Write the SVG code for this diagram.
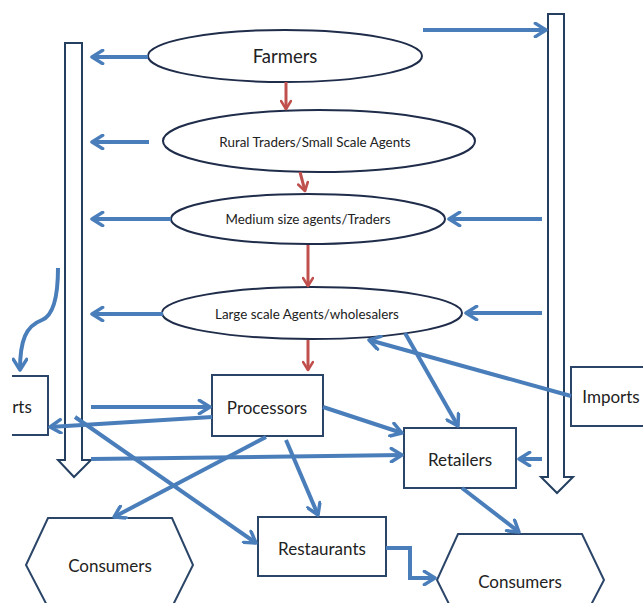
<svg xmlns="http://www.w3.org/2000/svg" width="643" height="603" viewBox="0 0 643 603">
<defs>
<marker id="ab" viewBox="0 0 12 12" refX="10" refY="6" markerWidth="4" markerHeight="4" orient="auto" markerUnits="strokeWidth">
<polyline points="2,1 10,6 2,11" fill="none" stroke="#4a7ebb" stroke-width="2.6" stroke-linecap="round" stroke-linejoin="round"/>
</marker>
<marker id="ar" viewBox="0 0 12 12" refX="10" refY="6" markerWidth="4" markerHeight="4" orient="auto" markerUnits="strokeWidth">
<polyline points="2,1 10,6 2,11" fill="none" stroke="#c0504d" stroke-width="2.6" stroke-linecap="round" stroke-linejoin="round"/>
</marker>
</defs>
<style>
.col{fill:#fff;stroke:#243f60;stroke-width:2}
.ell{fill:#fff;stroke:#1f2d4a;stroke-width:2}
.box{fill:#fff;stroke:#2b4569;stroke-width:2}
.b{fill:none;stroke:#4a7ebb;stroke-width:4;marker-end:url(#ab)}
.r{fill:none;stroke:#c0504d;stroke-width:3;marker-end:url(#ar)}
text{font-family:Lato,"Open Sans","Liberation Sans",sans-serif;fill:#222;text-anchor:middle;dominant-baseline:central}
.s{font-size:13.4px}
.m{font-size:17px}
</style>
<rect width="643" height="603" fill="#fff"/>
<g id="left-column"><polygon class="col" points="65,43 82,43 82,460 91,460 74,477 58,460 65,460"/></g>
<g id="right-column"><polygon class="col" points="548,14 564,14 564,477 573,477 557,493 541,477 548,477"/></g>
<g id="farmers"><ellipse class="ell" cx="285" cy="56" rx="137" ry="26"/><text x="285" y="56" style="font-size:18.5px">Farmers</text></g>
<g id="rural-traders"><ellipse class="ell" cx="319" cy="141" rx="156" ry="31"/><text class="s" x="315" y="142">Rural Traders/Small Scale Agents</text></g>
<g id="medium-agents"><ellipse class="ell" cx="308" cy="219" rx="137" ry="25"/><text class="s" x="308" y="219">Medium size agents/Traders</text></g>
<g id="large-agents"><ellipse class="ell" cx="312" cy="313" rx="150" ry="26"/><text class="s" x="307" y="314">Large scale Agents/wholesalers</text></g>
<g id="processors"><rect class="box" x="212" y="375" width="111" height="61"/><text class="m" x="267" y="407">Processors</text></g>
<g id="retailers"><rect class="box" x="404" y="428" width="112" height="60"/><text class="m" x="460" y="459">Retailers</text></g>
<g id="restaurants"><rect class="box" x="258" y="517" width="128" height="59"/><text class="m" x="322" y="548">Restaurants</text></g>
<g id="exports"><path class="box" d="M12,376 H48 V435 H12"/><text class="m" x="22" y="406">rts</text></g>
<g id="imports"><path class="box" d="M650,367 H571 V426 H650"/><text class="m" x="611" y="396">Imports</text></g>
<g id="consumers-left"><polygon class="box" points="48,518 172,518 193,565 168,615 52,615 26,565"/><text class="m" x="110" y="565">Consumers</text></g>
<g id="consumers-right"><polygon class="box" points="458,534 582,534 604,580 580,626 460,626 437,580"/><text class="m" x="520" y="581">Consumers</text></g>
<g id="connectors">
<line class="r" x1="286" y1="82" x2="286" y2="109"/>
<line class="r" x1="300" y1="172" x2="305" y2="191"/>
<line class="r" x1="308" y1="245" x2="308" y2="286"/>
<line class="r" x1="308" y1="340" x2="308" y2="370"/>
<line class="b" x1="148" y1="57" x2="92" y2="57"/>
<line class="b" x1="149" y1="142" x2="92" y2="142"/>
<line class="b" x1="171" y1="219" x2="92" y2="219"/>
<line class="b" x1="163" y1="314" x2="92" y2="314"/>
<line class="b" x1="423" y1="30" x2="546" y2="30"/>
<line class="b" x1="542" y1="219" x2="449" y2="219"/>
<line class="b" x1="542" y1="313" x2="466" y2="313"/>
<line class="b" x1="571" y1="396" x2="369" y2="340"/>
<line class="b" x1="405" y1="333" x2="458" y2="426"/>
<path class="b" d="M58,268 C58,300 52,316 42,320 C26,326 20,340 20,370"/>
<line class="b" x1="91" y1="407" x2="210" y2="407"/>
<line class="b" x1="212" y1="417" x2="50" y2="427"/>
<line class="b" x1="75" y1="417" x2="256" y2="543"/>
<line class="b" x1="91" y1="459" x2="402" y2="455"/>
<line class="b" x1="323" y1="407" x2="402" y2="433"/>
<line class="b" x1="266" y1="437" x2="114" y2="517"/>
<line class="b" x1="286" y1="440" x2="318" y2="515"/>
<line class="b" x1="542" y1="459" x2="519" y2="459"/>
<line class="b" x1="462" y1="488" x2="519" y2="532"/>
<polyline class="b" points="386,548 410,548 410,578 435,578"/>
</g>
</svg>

··········

> _Instruction_
All the lines above are to be reproduced exactly, except the pictures.

> _Correct response_
Write the SVG code for this diagram.
<svg xmlns="http://www.w3.org/2000/svg" width="643" height="603" viewBox="0 0 643 603">
<defs>
<marker id="ab" viewBox="0 0 12 12" refX="10" refY="6" markerWidth="4" markerHeight="4" orient="auto" markerUnits="strokeWidth">
<polyline points="2,1 10,6 2,11" fill="none" stroke="#4a7ebb" stroke-width="2.6" stroke-linecap="round" stroke-linejoin="round"/>
</marker>
<marker id="ar" viewBox="0 0 12 12" refX="10" refY="6" markerWidth="4" markerHeight="4" orient="auto" markerUnits="strokeWidth">
<polyline points="2,1 10,6 2,11" fill="none" stroke="#c0504d" stroke-width="2.6" stroke-linecap="round" stroke-linejoin="round"/>
</marker>
</defs>
<style>
.col{fill:#fff;stroke:#243f60;stroke-width:2}
.ell{fill:#fff;stroke:#1f2d4a;stroke-width:2}
.box{fill:#fff;stroke:#2b4569;stroke-width:2}
.b{fill:none;stroke:#4a7ebb;stroke-width:4;marker-end:url(#ab)}
.r{fill:none;stroke:#c0504d;stroke-width:3;marker-end:url(#ar)}
text{font-family:Lato,"Open Sans","Liberation Sans",sans-serif;fill:#222;text-anchor:middle;dominant-baseline:central}
.s{font-size:13.4px}
.m{font-size:17px}
</style>
<rect width="643" height="603" fill="#fff"/>
<g id="left-column"><polygon class="col" points="65,43 82,43 82,460 91,460 74,477 58,460 65,460"/></g>
<g id="right-column"><polygon class="col" points="548,14 564,14 564,477 573,477 557,493 541,477 548,477"/></g>
<g id="farmers"><ellipse class="ell" cx="285" cy="56" rx="137" ry="26"/><text x="285" y="56" style="font-size:18.5px">Farmers</text></g>
<g id="rural-traders"><ellipse class="ell" cx="319" cy="141" rx="156" ry="31"/><text class="s" x="315" y="142">Rural Traders/Small Scale Agents</text></g>
<g id="medium-agents"><ellipse class="ell" cx="308" cy="219" rx="137" ry="25"/><text class="s" x="308" y="219">Medium size agents/Traders</text></g>
<g id="large-agents"><ellipse class="ell" cx="312" cy="313" rx="150" ry="26"/><text class="s" x="307" y="314">Large scale Agents/wholesalers</text></g>
<g id="processors"><rect class="box" x="212" y="375" width="111" height="61"/><text class="m" x="267" y="407">Processors</text></g>
<g id="retailers"><rect class="box" x="404" y="428" width="112" height="60"/><text class="m" x="460" y="459">Retailers</text></g>
<g id="restaurants"><rect class="box" x="258" y="517" width="128" height="59"/><text class="m" x="322" y="548">Restaurants</text></g>
<g id="exports"><path class="box" d="M12,376 H48 V435 H12"/><text class="m" x="22" y="406">rts</text></g>
<g id="imports"><path class="box" d="M650,367 H571 V426 H650"/><text class="m" x="611" y="396">Imports</text></g>
<g id="consumers-left"><polygon class="box" points="48,518 172,518 193,565 168,615 52,615 26,565"/><text class="m" x="110" y="565">Consumers</text></g>
<g id="consumers-right"><polygon class="box" points="458,534 582,534 604,580 580,626 460,626 437,580"/><text class="m" x="520" y="581">Consumers</text></g>
<g id="connectors">
<line class="r" x1="286" y1="82" x2="286" y2="109"/>
<line class="r" x1="300" y1="172" x2="305" y2="191"/>
<line class="r" x1="308" y1="245" x2="308" y2="286"/>
<line class="r" x1="308" y1="340" x2="308" y2="370"/>
<line class="b" x1="148" y1="57" x2="92" y2="57"/>
<line class="b" x1="149" y1="142" x2="92" y2="142"/>
<line class="b" x1="171" y1="219" x2="92" y2="219"/>
<line class="b" x1="163" y1="314" x2="92" y2="314"/>
<line class="b" x1="423" y1="30" x2="546" y2="30"/>
<line class="b" x1="542" y1="219" x2="449" y2="219"/>
<line class="b" x1="542" y1="313" x2="466" y2="313"/>
<line class="b" x1="571" y1="396" x2="369" y2="340"/>
<line class="b" x1="405" y1="333" x2="458" y2="426"/>
<path class="b" d="M58,268 C58,300 52,316 42,320 C26,326 20,340 20,370"/>
<line class="b" x1="91" y1="407" x2="210" y2="407"/>
<line class="b" x1="212" y1="417" x2="50" y2="427"/>
<line class="b" x1="75" y1="417" x2="256" y2="543"/>
<line class="b" x1="91" y1="459" x2="402" y2="455"/>
<line class="b" x1="323" y1="407" x2="402" y2="433"/>
<line class="b" x1="266" y1="437" x2="114" y2="517"/>
<line class="b" x1="286" y1="440" x2="318" y2="515"/>
<line class="b" x1="542" y1="459" x2="519" y2="459"/>
<line class="b" x1="462" y1="488" x2="519" y2="532"/>
<polyline class="b" points="386,548 410,548 410,578 435,578"/>
</g>
</svg>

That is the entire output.